There, invoke: kubectl config get-contexts

You will be prompted for confirmation, and asked to provide an incident number for reference.

Ensure the selector mark (*) is beside gke_gitlab-production_us-east1_gprd-gitlab-gke (the regional cluster), not one of the 3 zonal clusters.

If it is not, then you must command it to be selected using: kubectl config use-context gke_gitlab-production_us-east1_gprd-gitlab-gke

Next, invoke: kubectl -n gitlab edit hpa/gitlab-sidekiq-catchall-v1

Find the maxReplicas line, and reduce it.

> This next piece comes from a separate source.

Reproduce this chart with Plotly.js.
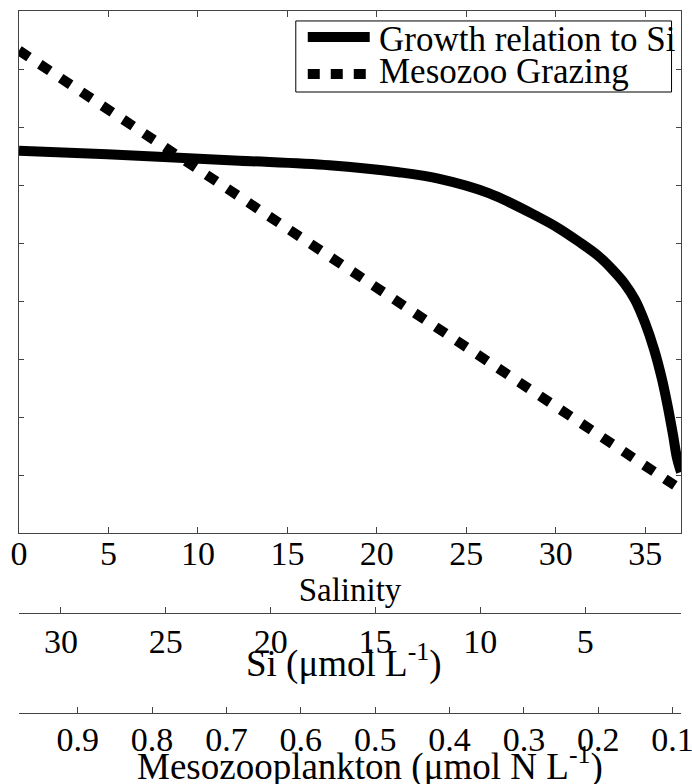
<!DOCTYPE html>
<html>
<head>
<meta charset="utf-8">
<script src="https://cdn.plot.ly/plotly-3.0.1.min.js"></script>
<style>
  html, body { margin: 0; padding: 0; background: #fff; }
  #chart { width: 692px; height: 784px; }
</style>
</head>
<body>
<div id="chart"></div>
<script>
// Relative diatom growth as a function of dissolved Si (µmol/L)
var siConc   = [32, 27.8, 21.5, 17.2, 13.9, 12.0, 9.6, 7.24, 6.29, 5.33, 4.38, 3.67, 3.10, 2.62, 2.14, 1.71, 1.33, 1.05, 0.81, 0.62, 0.43];
var growthSi = [6.59, 6.53, 6.42, 6.34, 6.22, 6.11, 5.86, 5.45, 5.26, 5.03, 4.78, 4.53, 4.29, 4.02, 3.62, 3.16, 2.64, 2.16, 1.69, 1.29, 1.05];

// Mesozooplankton grazing pressure against mesozooplankton biomass (µmol N/L)
var mesoBiomass = [0.979, 0.0887];
var grazing = [8.32, 0.75];

// Salinity span of the transect (shared horizontal reference)
var salinitySpan = [0, 37];

// Axis ticks
var salinityTicks = [0, 5, 10, 15, 20, 25, 30, 35];
var yTicks = [0, 1, 2, 3, 4, 5, 6, 7, 8, 9];
var siRange = [32, 0.43];
var siTicks = [32, 30, 25, 20, 15, 10, 5, 0.43];
var siLabels = ['', '30', '25', '20', '15', '10', '5', ''];
var mesoRange = [0.979, 0.0887];
var mesoTicks = [0.979, 0.9, 0.8, 0.7, 0.6, 0.5, 0.4, 0.3, 0.2, 0.1, 0.0887];
var mesoLabels = ['', '0.9', '0.8', '0.7', '0.6', '0.5', '0.4', '0.3', '0.2', '0.1', ''];

var legendNames = ['Growth relation to Si', 'Mesozoo Grazing'];
var siTitle = 'Si (μmol L<sup>-1</sup>)';
var mesoTitle = 'Mesozooplankton (μmol N L<sup>-1</sup>)';

var serif = 'Liberation Serif, Times New Roman, serif';
var axisGrey = '#444';

var traces = [
  {
    // keeps the salinity axis in the layout; draws nothing
    x: salinitySpan, y: [0, 0], type: 'scatter', mode: 'none',
    xaxis: 'x', yaxis: 'y', showlegend: false, hoverinfo: 'skip'
  },
  {
    x: siConc, y: growthSi, type: 'scatter', mode: 'lines',
    xaxis: 'x2', yaxis: 'y', name: legendNames[0], showlegend: false,
    line: { color: '#000', width: 10, shape: 'spline', smoothing: 1 }
  },
  {
    x: mesoBiomass, y: grazing, type: 'scatter', mode: 'lines',
    xaxis: 'x3', yaxis: 'y', name: legendNames[1], showlegend: false,
    line: { color: '#000', width: 10, dash: '12px,13px' }
  }
];

var commonX = {
  showline: true, linecolor: axisGrey, linewidth: 1,
  ticks: 'inside', ticklen: 6, tickcolor: axisGrey, tickwidth: 1,
  showgrid: false, zeroline: false, automargin: false,
  tickfont: { family: serif, size: 34, color: '#000' },
  ticklabeloverflow: 'allow',
  tickmode: 'array'
};

// Hand-built legend box: frame, line samples and labels in paper coordinates
var legendShapes = [
  { type: 'rect', xref: 'paper', yref: 'paper', x0: 0.4181, x1: 0.9857, y0: 0.8846, y1: 0.9858,
    line: { color: '#000', width: 1 }, fillcolor: '#fff', layer: 'above' },
  { type: 'line', xref: 'paper', yref: 'paper', x0: 0.4362, x1: 0.5298, y0: 0.9630, y1: 0.9630,
    line: { color: '#000', width: 10 }, layer: 'above' },
  { type: 'line', xref: 'paper', yref: 'paper', x0: 0.4362, x1: 0.5253, y0: 0.9103, y1: 0.9103,
    line: { color: '#000', width: 10, dash: '12px,11px' }, layer: 'above' }
];
var annos = [
  { xref: 'paper', yref: 'paper', x: 0.5404, y: 0.9601, xanchor: 'left', yanchor: 'middle',
    text: legendNames[0], showarrow: false, font: { family: serif, size: 35, color: '#000' } },
  { xref: 'paper', yref: 'paper', x: 0.5404, y: 0.9145, xanchor: 'left', yanchor: 'middle',
    text: legendNames[1], showarrow: false, font: { family: serif, size: 35, color: '#000' } },
  // titles of the two extra horizontal scales
  { xref: 'paper', yref: 'paper', x: 0.4913, y: 0.0740, xanchor: 'center', yanchor: 'middle',
    text: siTitle, showarrow: false, font: { family: serif, size: 37, color: '#000' } },
  { xref: 'paper', yref: 'paper', x: 0.5298, y: -0.0726, xanchor: 'center', yanchor: 'middle',
    text: mesoTitle, showarrow: false, font: { family: serif, size: 37, color: '#000' } }
];

var layout = {
  width: 692, height: 784,
  margin: { l: 19, r: 10.5, t: 11, b: 71 },
  paper_bgcolor: '#fff', plot_bgcolor: '#fff',
  showlegend: false,
  shapes: legendShapes,
  annotations: annos,
  xaxis: Object.assign({}, commonX, {
    range: salinitySpan, tickvals: salinityTicks, ticktext: salinityTicks.map(String),
    mirror: 'ticks', anchor: 'y', ticklabelstandoff: -10,
    title: { text: 'Salinity', font: { family: serif, size: 33, color: '#000' }, standoff: 0 }
  }),
  xaxis2: Object.assign({}, commonX, {
    range: siRange, tickvals: siTicks, ticktext: siLabels, ticklabelstandoff: -2,
    overlaying: 'x', anchor: 'free', position: 0.1425, side: 'bottom'
  }),
  xaxis3: Object.assign({}, commonX, {
    range: mesoRange, tickvals: mesoTicks, ticktext: mesoLabels, ticklabelstandoff: -4,
    overlaying: 'x', anchor: 'free', position: 0, side: 'bottom'
  }),
  yaxis: {
    domain: [0.2564, 1], range: [0, 9],
    tickmode: 'array', tickvals: yTicks, showticklabels: false,
    showline: true, linecolor: axisGrey, linewidth: 1, mirror: 'ticks',
    ticks: 'inside', ticklen: 5, tickcolor: axisGrey, tickwidth: 1,
    showgrid: false, zeroline: false, automargin: false
  }
};

Plotly.newPlot('chart', traces, layout, { displayModeBar: false, staticPlot: true });
</script>
</body>
</html>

Default, or git version, is 175, and we have had good success at 100 with reducing load but not having too much of a backlog. The 70 target was too low at one point, but 80 was ok at quiet times. YMMV, season to taste.

Most important is ensuring maxReplicas is adjusted back to the same version as in git once we’re done, so that automated processes don’t tromp over it or get confused. Ensure you engage with Delivery (Graeme in particular) so that they know that auto deploys may be interrupted/broken, and perhaps to review the status of helm once configuration is restored to normal.

To enhance findability, here are some keywords.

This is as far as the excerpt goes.